Ms Gartner welcomed the new council’s decision to replace the prayer with a more inclusive practice.
“The Shoalhaven City Council has committed to include all residents in its meeting procedures now. Community members will celebrate with me as the minute of silence ensures religious freedom for all,” she said.
The RSA understands that councillors opposed to the removal of the prayer will try to overturn the ruling through a rescission motion.
Si Gladman is Campaigns & Communications Coordinator at the Rationalist Society of Australia. You can contact him at sigl[email protected] or follow him on Twitter at @si_gladman
Councillor Liza Butler’s full speech
I propose the council adopt points 1-16 except for item 2, whereby we remove the current practice of reciting a Christian prayer and instead we have a moment of silence and reflection before the meetings begin.
This is 2022. We live in such a diverse, ecumenical and multicultural society as ours, with numerous cultures and religions represented within our communities. The reading of a Christian prayer is discriminating and holds no part in our public institutions, especially within the chamber of Shoalhaven City Council.

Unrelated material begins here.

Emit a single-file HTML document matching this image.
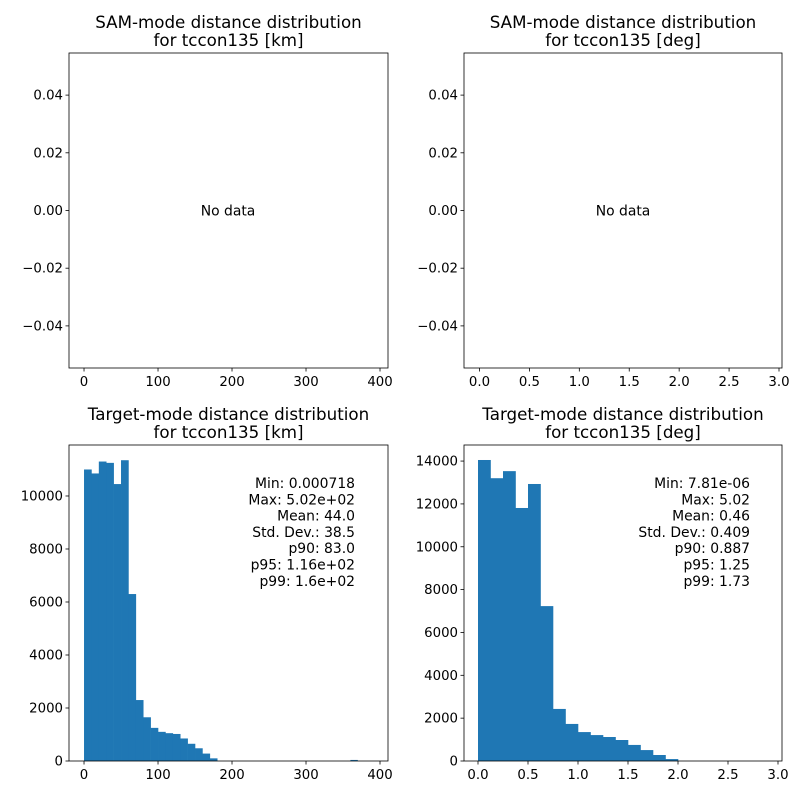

Local government is at the heart of its communities, and local government plays an important role in fostering inclusion and participation of all residents. Yet, by reciting a Christian prayer at the start of meetings, it is exclusionary. It means that many elected representatives, staff members and members of the public that do not belong to the officially favoured religion are made to feel unwelcome and isolated. In short, they are made to feel ‘other’.
The 2016 Census tells us that 29% of Australians have no religious affiliations. Another 8% stated that they were affiliated with other religions, and approximately another 11% declared religion ‘not stated’. This equates to only 52% of Australians identifying as Christian. However, this does not equate to the lesser percentage of Australians attending church or actively involved in church activities. It is a skewed and misrepresented result.

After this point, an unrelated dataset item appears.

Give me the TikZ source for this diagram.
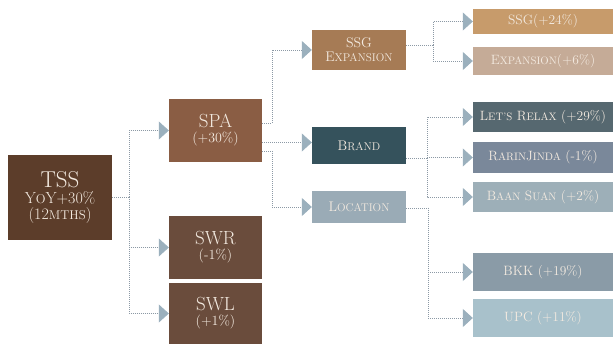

It is also predicted that the 2021 Census results will increase to have 35% of the Australian population indicating that they have no religious affiliation.
All government institutions are supposed to represent and serve all Australians. And, as such, Shoalhaven City Council should be promoting inclusiveness and be welcoming of all people, and respecting the wide range of beliefs and customs throughout our LGA.
The Rationalist Society is Australia’s oldest freethought group and it was established in 1906. It advocates for reason and evidence being the basis of policy making. So while the Rationalist Society promotes freedom of religion, it also asserts that no particular faith should be guiding government.
These are the words of the Society’s president, Dr Meredith Doig:
“If you genuinely believe in freedom of religion, then you must allow others the right to freedom from religion. In a liberal democratic society, it must be true that everybody is free to believe whatever they want in the privacy of their own minds, but they are not free to manifest those beliefs in any way that they like.
“There are three principles that should be honoured in a pluralistic and democratic society like ours. And they are freedom, equality and separation – freedom to practice one’s faith or belief, as long as by doing so you do not harm others or impinge on their rights; equality between religious and nonreligious worldviews so that neither has an advantage or a disadvantage; and separation between religious institutions and those of the state.”
We here are now part of a progressive and forward thinking council that is looking to the future, not living in the past.
While campaigning over the past six months, it was overwhelmingly obvious that the community was desperate for change in representation. People of the Christian faith told me that they did not support the reading of a Christian prayer. In the words of one Christian constituent: “Faith should not be weaponised. Don’t force people to listen to you pray. Churches are for teaching faith; council meetings are for the entire community.”
By having a moment of reflection at the start of each meeting, it allows each councillor and all those present to offer a silent prayer to whoever or whatever they believe in quietly and respectfully, and allows for the inclusion of all. Thank you.